Practise-based examinations were guided by the discussion of works from the artistic fields of performance and visual arts and put into further theoretical discourses and contexts. Working with scores for the body, as well as for sound, objects and space questions around responsibility, obligation and participation were explored.

Within three groups of students, mixed up between the two disciplinary directions, who prepared practical research proposals for the second workshop block, different thoughts, questions and interpretations of the Act of Falling, the result of a fall and bodies as (its) evidence were put into focus.


Reflecting on and discussing works from New York’s dance movement of the 60s and 70s, like Trisha Brown’s Leaning Duets I + II (1970/71) which contained verbal instructions to partners about balance, give and take of weight, and imminent danger, we have worked with improvised scores to initiate movements and channel observations or perceptions on bodies, time and space.

Traditional and acknowledged dancing techniques from early modern to contemporary dance on “how to fall” have been shared, tried out and trained - regarding the body and somatic knowledge as a main resource. Nevertheless we have been investigating into broader understandings of a falling movement such as falling into breath, falling into collective humming, voice and sound, falling within the body as an organic and vibrant material itself, falling in and out of language and speech, ...

The material impact, which is moving between the body as material in performative and a non/traditional understanding of material in sculptural practise, and its relevance on falling has put further considerations into space.
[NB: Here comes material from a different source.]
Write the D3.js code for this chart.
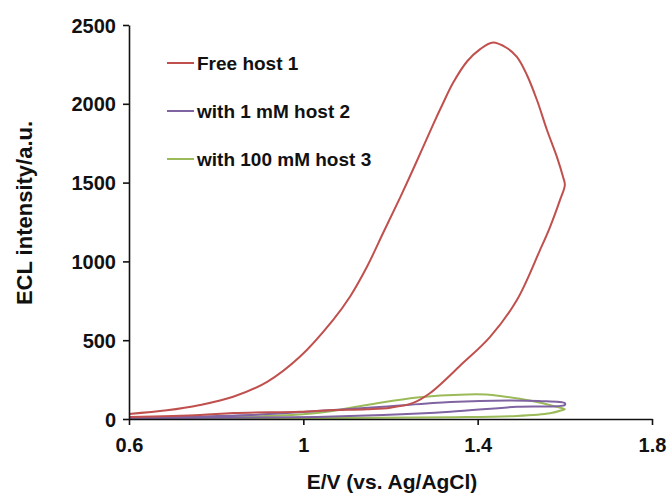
<!DOCTYPE html>
<html>
<head>
<meta charset="utf-8">
<script src="https://cdn.jsdelivr.net/npm/d3@7"></script>
<style>
  html, body { margin: 0; padding: 0; background: #fff; }
  svg { display: block; }
  text { font-family: "Liberation Sans", Arial, sans-serif; font-weight: bold; fill: #111; }
</style>
</head>
<body>
<svg id="chart" width="672" height="498"></svg>
<script>
// ---- data (E in V, ECL intensity in a.u.) ----
const seriesNames = ["Free host 1", "with 1 mM host 2", "with 100 mM host 3"];
const seriesColors = ["#c0504d", "#8064a2", "#9bbb59"];

const freeHost1E = [0.600, 0.687, 0.763, 0.839, 0.917, 0.992, 1.068, 1.107, 1.146, 1.183, 1.222, 1.261, 1.298, 1.320, 1.343, 1.376, 1.405, 1.433, 1.467, 1.490, 1.513, 1.536, 1.559, 1.582, 1.596, 1.600,
                    1.589, 1.566, 1.543, 1.490, 1.428, 1.366, 1.291, 1.252, 1.200, 1.146, 1.061, 0.992, 0.839, 0.763, 0.600];
const freeHost1I = [32, 55, 89, 141, 236, 395, 628, 776, 966, 1180, 1405, 1640, 1870, 2000, 2130, 2270, 2345, 2388, 2354, 2297, 2183, 2024, 1834, 1662, 1535, 1485,
                    1390, 1218, 1072, 755, 520, 355, 165, 102, 72, 62, 55, 46, 38, 25, 13];

const host2E = [0.600, 0.750, 0.878, 1.031, 1.183, 1.337, 1.470, 1.540, 1.600,
                1.600, 1.490, 1.337, 1.183, 1.031, 0.800, 0.600];
const host2I = [8, 15, 25, 50, 78, 108, 118, 114, 100,
                89, 78, 46, 25, 13, 8, 5];

const host3E = [0.600, 0.878, 1.031, 1.146, 1.261, 1.376, 1.420, 1.452, 1.520, 1.580, 1.600,
                1.595, 1.566, 1.490, 1.337, 1.000, 0.600];
const host3I = [5, 15, 38, 89, 137, 156, 155, 146, 117, 78, 62,
                57, 36, 19, 11, 6, 3];

const xTicks = [0.6, 1, 1.4, 1.8];
const yTicks = [0, 500, 1000, 1500, 2000, 2500];
const xTitle = "E/V (vs. Ag/AgCl)";
const yTitle = "ECL intensity/a.u.";

// ---- build ----
const series = [
  { name: seriesNames[0], color: seriesColors[0], pts: freeHost1E.map((e, i) => [e, freeHost1I[i]]) },
  { name: seriesNames[1], color: seriesColors[1], pts: host2E.map((e, i) => [e, host2I[i]]) },
  { name: seriesNames[2], color: seriesColors[2], pts: host3E.map((e, i) => [e, host3I[i]]) }
];

const svg = d3.select("#chart");
const x = d3.scaleLinear().domain([0.6, 1.8]).range([129, 652]);
const y = d3.scaleLinear().domain([0, 2500]).range([419, 25]);

const line = d3.line().x(d => x(d[0])).y(d => y(d[1])).curve(d3.curveCatmullRom.alpha(0.5));

[series[2], series[1], series[0]].forEach(s => {
  svg.append("path")
    .attr("d", line(s.pts))
    .attr("fill", "none")
    .attr("stroke", s.color)
    .attr("stroke-width", 2)
    .attr("stroke-linejoin", "round");
});

// axes
const xAxis = svg.append("g").attr("transform", `translate(0,${y(0)})`)
  .call(d3.axisBottom(x).tickValues(xTicks).tickFormat(d3.format("")).tickSize(6).tickSizeOuter(0));
const yAxis = svg.append("g").attr("transform", `translate(${x(0.6)},0)`)
  .call(d3.axisLeft(y).tickValues(yTicks).tickFormat(d3.format("d")).tickSize(6).tickSizeOuter(0));

[xAxis, yAxis].forEach(g => {
  g.select(".domain").attr("stroke", "#111").attr("stroke-width", 1.6);
  g.selectAll(".tick line").attr("stroke", "#111").attr("stroke-width", 1.6);
  g.selectAll(".tick text").attr("font-size", 20).attr("font-family", "Liberation Sans, Arial, sans-serif").attr("font-weight", "bold").attr("fill", "#111");
});
xAxis.selectAll(".tick text").attr("dy", "1.2em");
yAxis.selectAll(".tick text").attr("x", -13).attr("dy", "0.35em");

// titles
svg.append("text").attr("x", 392).attr("y", 489).attr("text-anchor", "middle").attr("font-size", 21).text(xTitle);
svg.append("text").attr("transform", "translate(32,213) rotate(-90)").attr("text-anchor", "middle").attr("font-size", 22).text(yTitle);

// legend
const legY = [63, 111, 159];
series.forEach((s, i) => {
  svg.append("line").attr("x1", 167).attr("x2", 194).attr("y1", legY[i]).attr("y2", legY[i])
    .attr("stroke", s.color).attr("stroke-width", 2);
  svg.append("text").attr("x", 197).attr("y", legY[i]).attr("dy", "0.35em").attr("font-size", 19).text(s.name);
});
</script>
</body>
</html>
How can the moment of a fall be present or direct back to the body within a material, an object or the artistic gesture with such? What is intended by and which potential lies in working with failure, coincidence and non-controllable material?

Endurance, in a temporal, material and therefore physical understanding, a state which occurs to be relevant regarding the one of a fall, is forcefully experienced when looking back into Michelangelo’s “Non-Finito” sculptures, which remain in a latent moment of process, subjection and subjectivity.

Lynda Bengli’s “Fallen Paintings” from 1968, in which she poured and spilled pigmented latex rubber in space to let it dry and manifest itself, or Barry Le Va’s “Velocity Piece” (1969) where the material of the skin remains as a trace of the repetitive and consistent running and throwing of the artist’s body against the wall, translate another form of endurance, resistance, confrontation and fight. All three artists - may they be picked up exemplary for a much wider variety of sculptural practise - must have agreed on giving up on their so differently active material opposites.